Unable to cope in argument or demonstration with the erstwhile sightless beggar, those blinded Pharisees could at least exercise their official authority, however unjustly, by excommunicating him from the congregation of the synagog, and this they promptly and wickedly did.
The case in all its bearings is typical of current conditions, as indeed it has been of men in all ages. Physical blindness is a grievous affliction, and relief therefrom correspondingly gladsome. But it is of the body only, and though permitted to endure till death, it shall end.
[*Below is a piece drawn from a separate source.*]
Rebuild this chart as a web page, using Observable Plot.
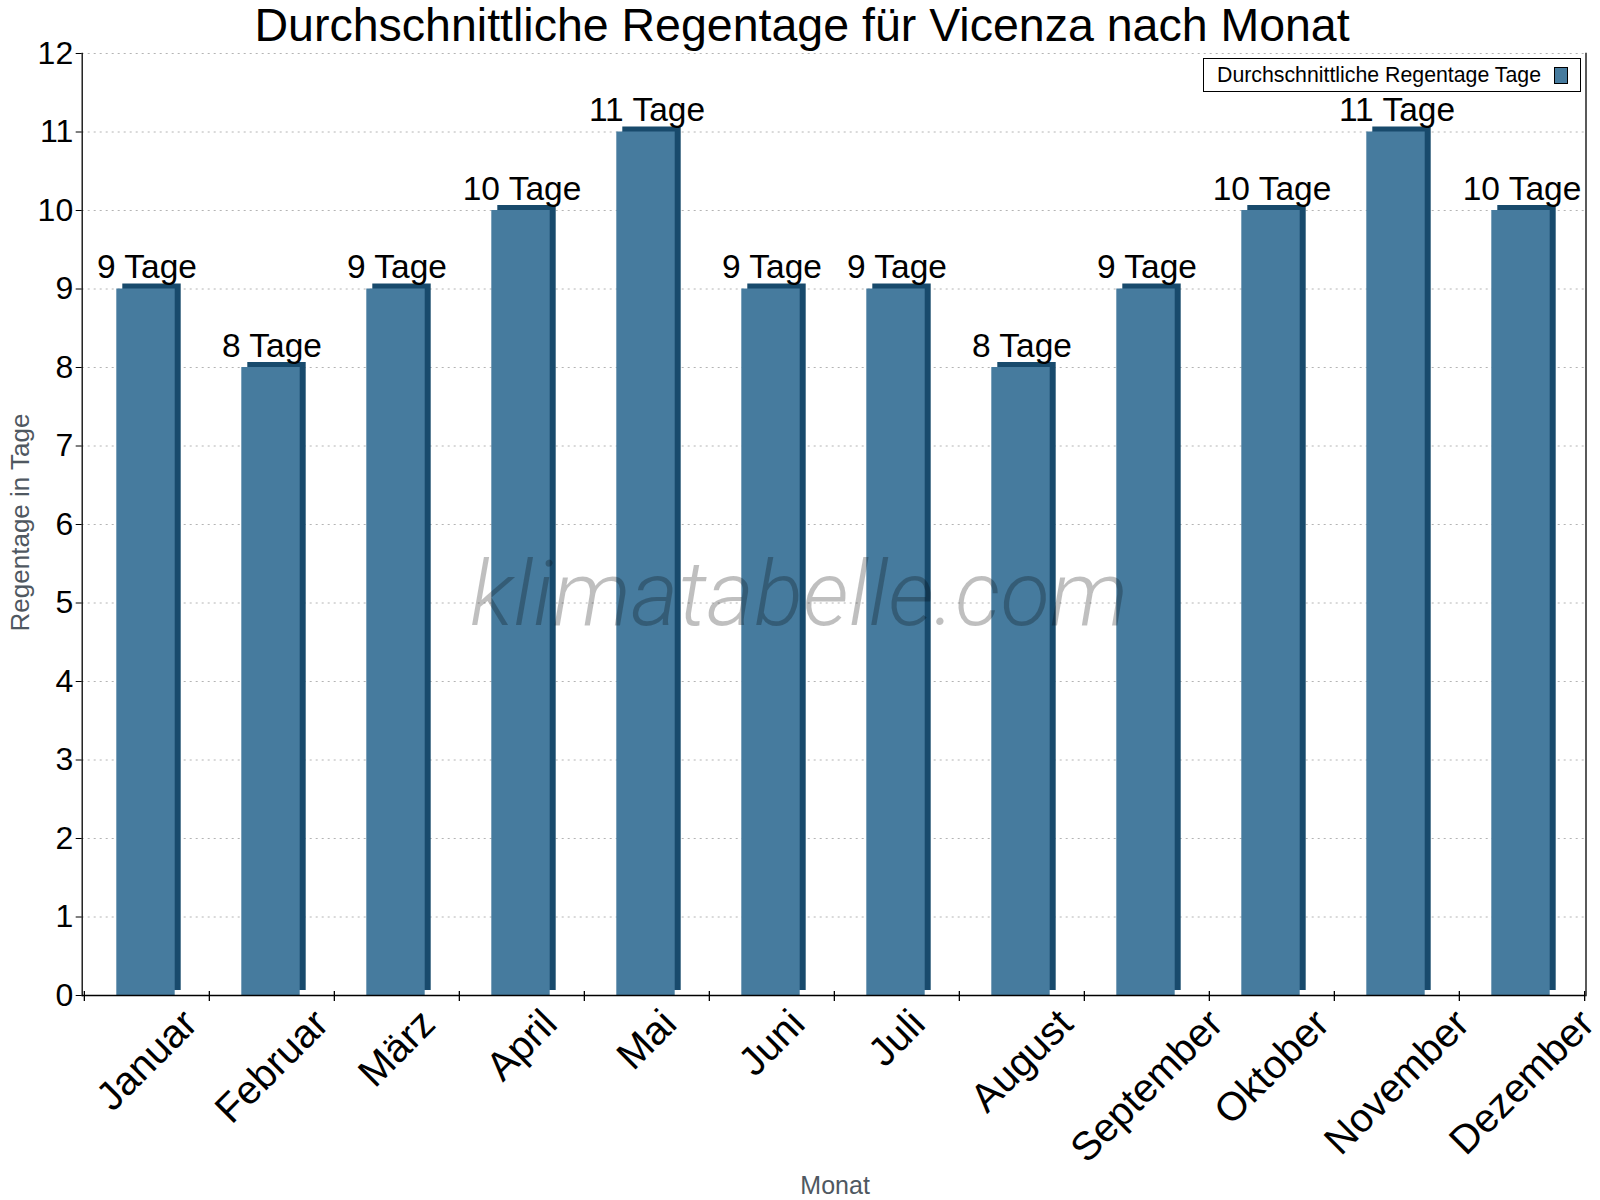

For that deeper darkness-blindness of mind and heartthe grave is no curative. As between the sightless beggar and the sin-proud Pharisees, the latter were by far the blinder. He reverently rejoiced in the gift of sight, for he knew that he had been blind and that afterward he saw; they boasted of their vision, though living in darkness, and refused enlightement.
"Wo unto the blind that will not see; for they shall perish." (Book of Mormon, 2 Nephi 9:32.)
The requirements of the Gospel of Jesus Christ are the same today as in "the meridian of time" when the Master taught among men in Person. Likewise are there now many blind eyes, some of which are opened through the enlightenment of obedience, while others grow more and more darkened by the spreading cataract of false teaching, skepticism, and wilful sin.
Away with the benighting Pharisaism that sets the precepts of men above the revealed word of God! For spiritual blindness so induced, the Divine Healer offers sure relief. Oh, sightless man, anoint thine eyes with the balm of compliance with the laws and ordinances of the Gospel as enunciated by the Redeemer of men. Do but desire the light with repentant heart and with the deep full earnestness of a living faith, and then, in the waters of baptism be washed, and ye shall come, seeing.
Of deep import are these words of the Lord given unto an ancient Hebrew seer:
"And the mists of darkness are the temptations of the devil, which blindeth the eyes, and hardeneth the hearts of the children of men, and leadeth them away into broad roads, that they perish, and are lost." (Book of Mormon, 1 Nephi 12:17.)
Man is not the author of the plan of salvation; and blind indeed are they who suppose that precepts, theories or systems originated or contrived by man can substitute or supersede the means divinely appointed for the redemption of mankind.
To the groping, sightless soul is offered the unction of faith and the ability to repent; and in the Siloam of baptism shall be received the enlightenment that guides the soul, once blind, now seeing, along the path leading to eternal life.